For small businesses, the picture can vary even more. Some commercial sites use most of their electricity during daylight hours, which means solar panels alone may already offset a large share of grid consumption. Others have refrigeration, security systems, or evening operations that make storage more attractive.

Rebates, feed-in tariffs, battery pricing, and electricity rates all influence payback. So does system quality. A well-matched battery with proper monitoring, compliant installation, and clear warranty support will generally outperform a cheaper option that is poorly sized or poorly integrated.

What homeowners should look for

The best battery system is not just the one with the biggest capacity. You want a system that suits your property, usage profile, and future plans. That includes checking usable capacity, warranty terms, backup capability, inverter compatibility, monitoring features, and how the battery performs under Australian conditions.

It is also worth asking how the installation will be handled, what certifications apply, and whether the provider helps with rebate paperwork and compliance requirements. Those details affect the real-world experience just as much as the battery brand itself.
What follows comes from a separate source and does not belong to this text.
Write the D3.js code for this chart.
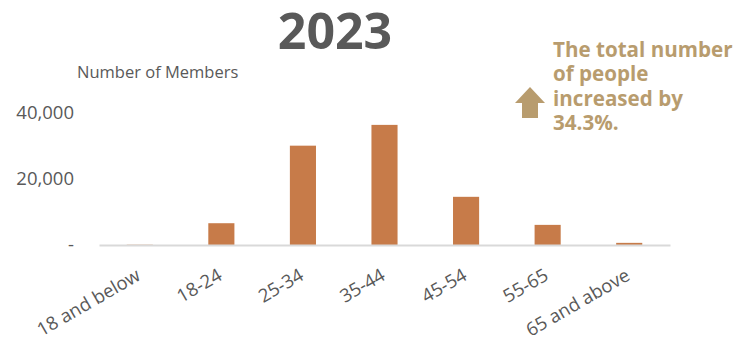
<!DOCTYPE html>
<html>
<head>
<meta charset="utf-8">
<script src="https://cdn.jsdelivr.net/npm/d3@7"></script>
<style>
  html, body { margin: 0; padding: 0; background: #fff; }
  svg { display: block; font-family: "Open Sans", "Noto Sans", sans-serif; }
</style>
</head>
<body>
<svg id="chart" width="740" height="344"></svg>
<script>
// Members by age group, 2023
const categories = ["18 and below", "18-24", "25-34", "35-44", "45-54", "55-65", "65 and above"];
const members = [80, 6600, 30100, 36400, 14600, 6100, 650];
const yTicks = [0, 20000, 40000];
const titleText = "2023";
const axisTitle = "Number of Members";
const noteLines = ["The total number", "of people", "increased by", "34.3%."];

const svg = d3.select("#chart");
const textColor = "#595959";
const barColor = "#C77B49";
const noteColor = "#B89C6E";

const x = d3.scaleBand().domain(categories).range([99, 670]).paddingInner(0.68).paddingOuter(0.34);
const y = d3.scaleLinear().domain([0, 40000]).range([245, 113]);

// title
svg.append("text")
  .attr("x", 335).attr("y", 49)
  .attr("text-anchor", "middle")
  .attr("font-size", 50).attr("font-weight", 700)
  .attr("fill", textColor)
  .text(titleText);

// axis title
svg.append("text")
  .attr("x", 77).attr("y", 78)
  .attr("font-size", 16.5)
  .attr("fill", textColor)
  .text(axisTitle);

// y tick labels
const fmt = d => d === 0 ? "-" : d3.format(",")(d);
svg.append("g").selectAll("text")
  .data(yTicks).join("text")
  .attr("x", 74)
  .attr("y", d => y(d))
  .attr("dy", "0.35em")
  .attr("text-anchor", "end")
  .attr("font-size", 18.5)
  .attr("fill", textColor)
  .text(fmt);

// bars
svg.append("g").selectAll("rect")
  .data(categories.map((c, i) => ({ c, v: members[i] })))
  .join("rect")
  .attr("x", d => x(d.c))
  .attr("width", x.bandwidth())
  .attr("y", d => y(d.v))
  .attr("height", d => y(0) - y(d.v))
  .attr("fill", barColor);

// baseline and category labels
const xAxis = d3.axisBottom(x).tickSize(0).tickPadding(0);
const gx = svg.append("g").attr("transform", `translate(0,${y(0)})`).call(xAxis);
gx.select(".domain").attr("stroke", "#d9d9d9").attr("stroke-width", 2);
gx.selectAll(".tick text")
  .attr("font-family", "'Open Sans', 'Noto Sans', sans-serif")
  .attr("font-size", 18.5)
  .attr("fill", textColor)
  .attr("text-anchor", "end")
  .attr("y", 0)
  .attr("dy", 0)
  .attr("transform", "translate(2,34) rotate(-30)");

// note with arrow
const note = svg.append("g");
note.append("path")
  .attr("d", "M515,103 L530,87 L545,103 L538,103 L538,118 L522,118 L522,103 Z")
  .attr("fill", noteColor);
note.append("text")
  .attr("font-size", 20.6)
  .attr("font-weight", 700)
  .attr("fill", noteColor)
  .selectAll("tspan")
  .data(noteLines).join("tspan")
  .attr("x", 553)
  .attr("y", (d, i) => 57 + i * 24.3)
  .text(d => d);
</script>
</body>
</html>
For many households, the biggest benefit is not only lower bills. It is predictability. You know more of your power is being generated and used on site, and you are less exposed to rising electricity prices and changing feed-in tariffs. That sense of control is why battery storage has become a serious upgrade rather than a nice-to-have extra.

A well-designed battery system should make your energy simpler, not more complicated. If you understand how power moves through your home, you are in a much better position to choose a setup that delivers savings, backup confidence, and long-term value.